begin DATA LINES

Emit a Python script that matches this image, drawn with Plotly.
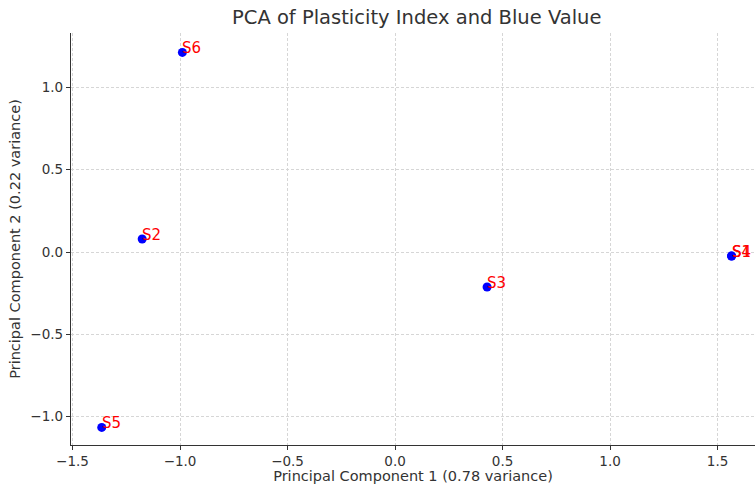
import plotly.graph_objects as go

samples = ["S1", "S2", "S3", "S4", "S5", "S6"]
pc1 = [1.565, -1.176, 0.428, 1.565, -1.364, -0.989]
pc2 = [-0.024, 0.079, -0.213, -0.024, -1.066, 1.213]

x_ticks = [-1.5, -1.0, -0.5, 0.0, 0.5, 1.0, 1.5]
y_ticks = [-1.0, -0.5, 0.0, 0.5, 1.0]

font = "DejaVu Sans"

fig = go.Figure()
fig.add_trace(go.Scatter(
    x=pc1, y=pc2, mode="markers",
    marker=dict(color="blue", size=9),
    showlegend=False, hoverinfo="skip",
))

for s, x, y in zip(samples, pc1, pc2):
    fig.add_annotation(
        x=x, y=y, text=s, showarrow=False,
        xanchor="left", yanchor="bottom", xshift=-2, yshift=-7,
        font=dict(family=font, size=15, color="red"),
    )

axis_common = dict(
    showgrid=True, gridcolor="#d6d6d6", griddash="3px,2px", gridwidth=1,
    zeroline=False, showline=True, linecolor="#333333", linewidth=1.3,
    ticks="outside", ticklen=4, tickcolor="#333333",
    tickfont=dict(family=font, size=13.5, color="#333333"),
)

fig.update_xaxes(
    range=[-1.507, 1.674], tickvals=x_ticks,
    ticktext=[f"{v:.1f}".replace("-", "\u2212") for v in x_ticks],
    title=dict(text="Principal Component 1 (0.78 variance)",
               font=dict(family=font, size=14.5, color="#333333"), standoff=2),
    **axis_common,
)
fig.update_yaxes(
    range=[-1.173, 1.331], tickvals=y_ticks,
    ticktext=[f"{v:.1f}".replace("-", "\u2212") for v in y_ticks],
    title=dict(text="Principal Component 2 (0.22 variance)",
               font=dict(family=font, size=14.5, color="#333333"), standoff=6),
    **axis_common,
)

fig.update_layout(
    width=755, height=484,
    margin=dict(l=71, r=0, t=33, b=39),
    plot_bgcolor="white", paper_bgcolor="white",
    title=dict(text="PCA of Plasticity Index and Blue Value",
               x=0.552, xanchor="center", y=0.978, yanchor="top",
               font=dict(family=font, size=19.5, color="#333333")),
)

fig.write_html("out.html")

end DATA LINES

* WHAT TO DO
Transcribe the listing in full and omit the pictures.

* TASK OUTPUT
Emit a Python script that matches this image, drawn with Plotly.
import plotly.graph_objects as go

samples = ["S1", "S2", "S3", "S4", "S5", "S6"]
pc1 = [1.565, -1.176, 0.428, 1.565, -1.364, -0.989]
pc2 = [-0.024, 0.079, -0.213, -0.024, -1.066, 1.213]

x_ticks = [-1.5, -1.0, -0.5, 0.0, 0.5, 1.0, 1.5]
y_ticks = [-1.0, -0.5, 0.0, 0.5, 1.0]

font = "DejaVu Sans"

fig = go.Figure()
fig.add_trace(go.Scatter(
    x=pc1, y=pc2, mode="markers",
    marker=dict(color="blue", size=9),
    showlegend=False, hoverinfo="skip",
))

for s, x, y in zip(samples, pc1, pc2):
    fig.add_annotation(
        x=x, y=y, text=s, showarrow=False,
        xanchor="left", yanchor="bottom", xshift=-2, yshift=-7,
        font=dict(family=font, size=15, color="red"),
    )

axis_common = dict(
    showgrid=True, gridcolor="#d6d6d6", griddash="3px,2px", gridwidth=1,
    zeroline=False, showline=True, linecolor="#333333", linewidth=1.3,
    ticks="outside", ticklen=4, tickcolor="#333333",
    tickfont=dict(family=font, size=13.5, color="#333333"),
)

fig.update_xaxes(
    range=[-1.507, 1.674], tickvals=x_ticks,
    ticktext=[f"{v:.1f}".replace("-", "\u2212") for v in x_ticks],
    title=dict(text="Principal Component 1 (0.78 variance)",
               font=dict(family=font, size=14.5, color="#333333"), standoff=2),
    **axis_common,
)
fig.update_yaxes(
    range=[-1.173, 1.331], tickvals=y_ticks,
    ticktext=[f"{v:.1f}".replace("-", "\u2212") for v in y_ticks],
    title=dict(text="Principal Component 2 (0.22 variance)",
               font=dict(family=font, size=14.5, color="#333333"), standoff=6),
    **axis_common,
)

fig.update_layout(
    width=755, height=484,
    margin=dict(l=71, r=0, t=33, b=39),
    plot_bgcolor="white", paper_bgcolor="white",
    title=dict(text="PCA of Plasticity Index and Blue Value",
               x=0.552, xanchor="center", y=0.978, yanchor="top",
               font=dict(family=font, size=19.5, color="#333333")),
)

fig.write_html("out.html")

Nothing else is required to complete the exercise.